Linguistic Sovereignty on Screen: The Politics of Aboriginal Speech in Taiwan New Cinema

Key information

Date
Time
6:00 pm to 8:00 pm
Venue
SOAS Main Building
Room
R201
Event type
Seminar

About this event

The Centre of Taiwan Studies is delighted to welcome Dr Yuan Li to discuss the politics of aboriginal speech in Taiwan New Cinema. 

This talk offers a critical reassessment of Taiwan New Cinema (TNC), which has been primarily celebrated in major scholarly discussions as an 'alternative cinema' to earlier state-sponsored Mandarin-language film. Whilst recognising the aesthetic and cultural legacies of TNC, Li will examine the significant linguistic limitations that persist within this ostensibly progressive film movement. 
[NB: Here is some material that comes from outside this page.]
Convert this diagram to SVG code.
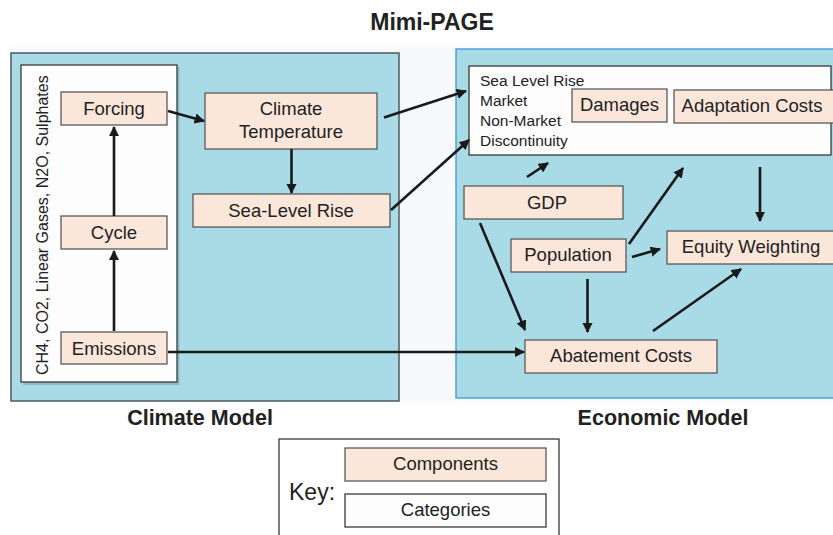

Despite the multilingualism widely represented in TNC, including Taiwanese Hokkien, Taiwanese Hakka, Taiwanese Mandarin, English, Japanese, and other languages, aboriginal languages remain conspicuously muted or marginalised in this internationally acclaimed body of work. Tracing indigenous cultural representation from The Second Spring of Lao Mo (1984) to Connection by Fate (1999), this study will analyse how TNC filmmakers portrayed Indigenous communities both visually and sonically. 

Li will argue that whilst the use of Taiwanese Hokkien represented an act of reclaiming linguistic sovereignty from the state, TNC ultimately failed to extend this same sovereignty to Indigenous communities. Through close analysis of portrayal—or absence—of Aboriginal audiovisual languages in these films, Li demonstrates how TNC reinforced a Han-centric power structure, revealing the limits of its political project and challenging conventional narratives of the movement's cultural progressiveness.

About the speaker

Dr Yuan Li is a Teaching Fellow in Film Studies at the University of Southampton, UK, where she completed her PhD in Film Studies in 2023. Her doctoral thesis, 'Multilingualism in Taiwan New Cinema,' examined the cultural identities of Taiwanese communities represented in this seminal 1980s film movement through a sociolinguistic lens. Her monograph, currently under contract with Palgrave Macmillan, expands upon this research to offer a critical reassessment of linguistic sovereignty and power dynamics in Taiwan New Cinema. Yuan's research and publications focus on linguistic representation and female agency in East Asian audiovisual culture.